→ Goal
Repeat the full listing below verbatim and keep the images out.

→ Extracted information
......

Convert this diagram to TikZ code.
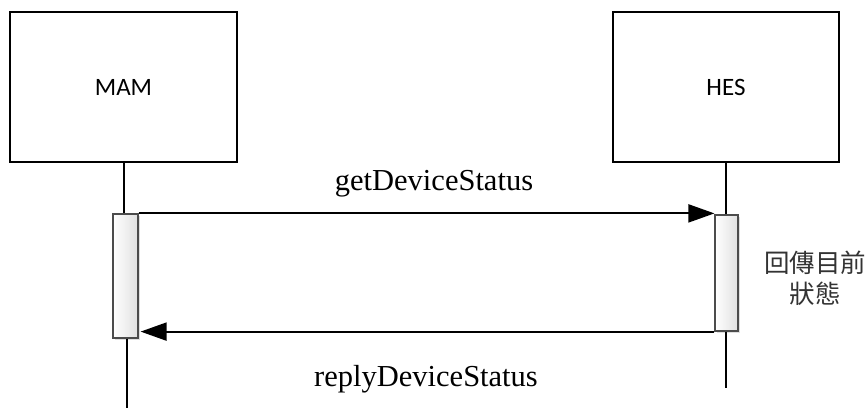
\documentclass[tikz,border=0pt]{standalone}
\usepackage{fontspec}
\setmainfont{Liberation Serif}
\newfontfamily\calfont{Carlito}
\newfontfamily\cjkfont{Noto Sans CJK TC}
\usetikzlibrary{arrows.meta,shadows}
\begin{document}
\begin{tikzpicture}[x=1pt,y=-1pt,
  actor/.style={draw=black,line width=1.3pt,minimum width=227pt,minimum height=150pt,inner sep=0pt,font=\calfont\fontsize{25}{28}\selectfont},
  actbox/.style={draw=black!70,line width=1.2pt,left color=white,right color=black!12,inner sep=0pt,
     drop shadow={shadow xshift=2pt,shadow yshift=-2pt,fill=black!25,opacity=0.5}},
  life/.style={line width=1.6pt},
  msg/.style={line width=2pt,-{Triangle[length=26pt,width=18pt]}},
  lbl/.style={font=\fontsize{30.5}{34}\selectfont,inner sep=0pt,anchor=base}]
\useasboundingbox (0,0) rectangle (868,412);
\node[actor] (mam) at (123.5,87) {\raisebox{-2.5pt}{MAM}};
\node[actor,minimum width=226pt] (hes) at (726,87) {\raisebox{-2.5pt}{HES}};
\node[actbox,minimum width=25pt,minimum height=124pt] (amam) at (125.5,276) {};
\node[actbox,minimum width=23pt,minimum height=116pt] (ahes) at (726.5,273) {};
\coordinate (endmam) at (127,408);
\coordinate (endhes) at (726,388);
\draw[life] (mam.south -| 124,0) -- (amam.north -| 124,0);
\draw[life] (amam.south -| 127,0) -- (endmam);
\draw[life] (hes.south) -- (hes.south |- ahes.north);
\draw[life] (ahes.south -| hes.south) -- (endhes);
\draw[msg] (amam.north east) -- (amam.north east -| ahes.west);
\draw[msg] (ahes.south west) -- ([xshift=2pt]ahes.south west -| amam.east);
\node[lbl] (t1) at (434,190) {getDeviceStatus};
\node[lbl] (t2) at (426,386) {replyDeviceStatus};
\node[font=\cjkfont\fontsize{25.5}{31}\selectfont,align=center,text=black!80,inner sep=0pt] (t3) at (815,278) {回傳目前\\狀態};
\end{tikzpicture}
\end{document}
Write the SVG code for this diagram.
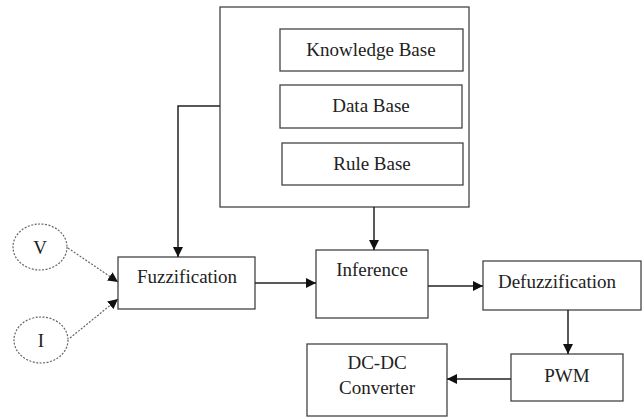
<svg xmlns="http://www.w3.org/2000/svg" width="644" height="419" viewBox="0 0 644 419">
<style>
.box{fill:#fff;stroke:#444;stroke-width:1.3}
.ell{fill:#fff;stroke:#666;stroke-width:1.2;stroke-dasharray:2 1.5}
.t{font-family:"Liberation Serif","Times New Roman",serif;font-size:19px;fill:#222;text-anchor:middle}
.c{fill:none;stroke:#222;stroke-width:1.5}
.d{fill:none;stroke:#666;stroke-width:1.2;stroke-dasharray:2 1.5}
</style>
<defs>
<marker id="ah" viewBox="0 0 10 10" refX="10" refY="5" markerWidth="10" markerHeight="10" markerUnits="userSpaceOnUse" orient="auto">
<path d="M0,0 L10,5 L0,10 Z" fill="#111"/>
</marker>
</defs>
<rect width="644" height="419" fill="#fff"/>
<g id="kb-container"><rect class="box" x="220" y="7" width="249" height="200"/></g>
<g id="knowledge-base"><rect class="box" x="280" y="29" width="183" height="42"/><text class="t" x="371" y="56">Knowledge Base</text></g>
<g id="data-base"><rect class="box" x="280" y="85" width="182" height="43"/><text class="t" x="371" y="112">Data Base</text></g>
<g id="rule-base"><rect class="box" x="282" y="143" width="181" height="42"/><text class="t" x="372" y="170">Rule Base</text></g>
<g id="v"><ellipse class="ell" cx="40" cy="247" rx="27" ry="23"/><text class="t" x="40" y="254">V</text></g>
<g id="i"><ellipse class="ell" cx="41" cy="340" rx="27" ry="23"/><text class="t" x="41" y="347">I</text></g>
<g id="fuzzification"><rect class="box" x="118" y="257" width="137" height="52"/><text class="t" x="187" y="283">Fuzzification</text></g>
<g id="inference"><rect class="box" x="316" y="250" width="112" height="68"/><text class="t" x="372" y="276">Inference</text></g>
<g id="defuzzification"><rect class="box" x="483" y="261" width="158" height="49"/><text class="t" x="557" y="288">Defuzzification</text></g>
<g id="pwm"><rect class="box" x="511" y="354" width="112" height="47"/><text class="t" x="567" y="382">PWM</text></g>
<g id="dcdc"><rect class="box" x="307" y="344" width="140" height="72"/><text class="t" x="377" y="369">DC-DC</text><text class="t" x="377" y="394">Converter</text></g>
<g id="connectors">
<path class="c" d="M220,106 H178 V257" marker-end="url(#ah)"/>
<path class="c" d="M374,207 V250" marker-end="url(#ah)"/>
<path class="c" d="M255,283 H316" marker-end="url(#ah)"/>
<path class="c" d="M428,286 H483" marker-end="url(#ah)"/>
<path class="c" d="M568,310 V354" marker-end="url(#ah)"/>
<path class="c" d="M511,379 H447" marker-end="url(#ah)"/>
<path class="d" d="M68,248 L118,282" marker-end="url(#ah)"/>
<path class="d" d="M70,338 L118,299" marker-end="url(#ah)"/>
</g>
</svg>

......

→ Finished task
Convert this diagram to TikZ code.
\documentclass[tikz,border=0pt]{standalone}
\usepackage{fontspec}
\setmainfont{Liberation Serif}
\newfontfamily\calfont{Carlito}
\newfontfamily\cjkfont{Noto Sans CJK TC}
\usetikzlibrary{arrows.meta,shadows}
\begin{document}
\begin{tikzpicture}[x=1pt,y=-1pt,
  actor/.style={draw=black,line width=1.3pt,minimum width=227pt,minimum height=150pt,inner sep=0pt,font=\calfont\fontsize{25}{28}\selectfont},
  actbox/.style={draw=black!70,line width=1.2pt,left color=white,right color=black!12,inner sep=0pt,
     drop shadow={shadow xshift=2pt,shadow yshift=-2pt,fill=black!25,opacity=0.5}},
  life/.style={line width=1.6pt},
  msg/.style={line width=2pt,-{Triangle[length=26pt,width=18pt]}},
  lbl/.style={font=\fontsize{30.5}{34}\selectfont,inner sep=0pt,anchor=base}]
\useasboundingbox (0,0) rectangle (868,412);
\node[actor] (mam) at (123.5,87) {\raisebox{-2.5pt}{MAM}};
\node[actor,minimum width=226pt] (hes) at (726,87) {\raisebox{-2.5pt}{HES}};
\node[actbox,minimum width=25pt,minimum height=124pt] (amam) at (125.5,276) {};
\node[actbox,minimum width=23pt,minimum height=116pt] (ahes) at (726.5,273) {};
\coordinate (endmam) at (127,408);
\coordinate (endhes) at (726,388);
\draw[life] (mam.south -| 124,0) -- (amam.north -| 124,0);
\draw[life] (amam.south -| 127,0) -- (endmam);
\draw[life] (hes.south) -- (hes.south |- ahes.north);
\draw[life] (ahes.south -| hes.south) -- (endhes);
\draw[msg] (amam.north east) -- (amam.north east -| ahes.west);
\draw[msg] (ahes.south west) -- ([xshift=2pt]ahes.south west -| amam.east);
\node[lbl] (t1) at (434,190) {getDeviceStatus};
\node[lbl] (t2) at (426,386) {replyDeviceStatus};
\node[font=\cjkfont\fontsize{25.5}{31}\selectfont,align=center,text=black!80,inner sep=0pt] (t3) at (815,278) {回傳目前\\狀態};
\end{tikzpicture}
\end{document}
Write the SVG code for this diagram.
<svg xmlns="http://www.w3.org/2000/svg" width="644" height="419" viewBox="0 0 644 419">
<style>
.box{fill:#fff;stroke:#444;stroke-width:1.3}
.ell{fill:#fff;stroke:#666;stroke-width:1.2;stroke-dasharray:2 1.5}
.t{font-family:"Liberation Serif","Times New Roman",serif;font-size:19px;fill:#222;text-anchor:middle}
.c{fill:none;stroke:#222;stroke-width:1.5}
.d{fill:none;stroke:#666;stroke-width:1.2;stroke-dasharray:2 1.5}
</style>
<defs>
<marker id="ah" viewBox="0 0 10 10" refX="10" refY="5" markerWidth="10" markerHeight="10" markerUnits="userSpaceOnUse" orient="auto">
<path d="M0,0 L10,5 L0,10 Z" fill="#111"/>
</marker>
</defs>
<rect width="644" height="419" fill="#fff"/>
<g id="kb-container"><rect class="box" x="220" y="7" width="249" height="200"/></g>
<g id="knowledge-base"><rect class="box" x="280" y="29" width="183" height="42"/><text class="t" x="371" y="56">Knowledge Base</text></g>
<g id="data-base"><rect class="box" x="280" y="85" width="182" height="43"/><text class="t" x="371" y="112">Data Base</text></g>
<g id="rule-base"><rect class="box" x="282" y="143" width="181" height="42"/><text class="t" x="372" y="170">Rule Base</text></g>
<g id="v"><ellipse class="ell" cx="40" cy="247" rx="27" ry="23"/><text class="t" x="40" y="254">V</text></g>
<g id="i"><ellipse class="ell" cx="41" cy="340" rx="27" ry="23"/><text class="t" x="41" y="347">I</text></g>
<g id="fuzzification"><rect class="box" x="118" y="257" width="137" height="52"/><text class="t" x="187" y="283">Fuzzification</text></g>
<g id="inference"><rect class="box" x="316" y="250" width="112" height="68"/><text class="t" x="372" y="276">Inference</text></g>
<g id="defuzzification"><rect class="box" x="483" y="261" width="158" height="49"/><text class="t" x="557" y="288">Defuzzification</text></g>
<g id="pwm"><rect class="box" x="511" y="354" width="112" height="47"/><text class="t" x="567" y="382">PWM</text></g>
<g id="dcdc"><rect class="box" x="307" y="344" width="140" height="72"/><text class="t" x="377" y="369">DC-DC</text><text class="t" x="377" y="394">Converter</text></g>
<g id="connectors">
<path class="c" d="M220,106 H178 V257" marker-end="url(#ah)"/>
<path class="c" d="M374,207 V250" marker-end="url(#ah)"/>
<path class="c" d="M255,283 H316" marker-end="url(#ah)"/>
<path class="c" d="M428,286 H483" marker-end="url(#ah)"/>
<path class="c" d="M568,310 V354" marker-end="url(#ah)"/>
<path class="c" d="M511,379 H447" marker-end="url(#ah)"/>
<path class="d" d="M68,248 L118,282" marker-end="url(#ah)"/>
<path class="d" d="M70,338 L118,299" marker-end="url(#ah)"/>
</g>
</svg>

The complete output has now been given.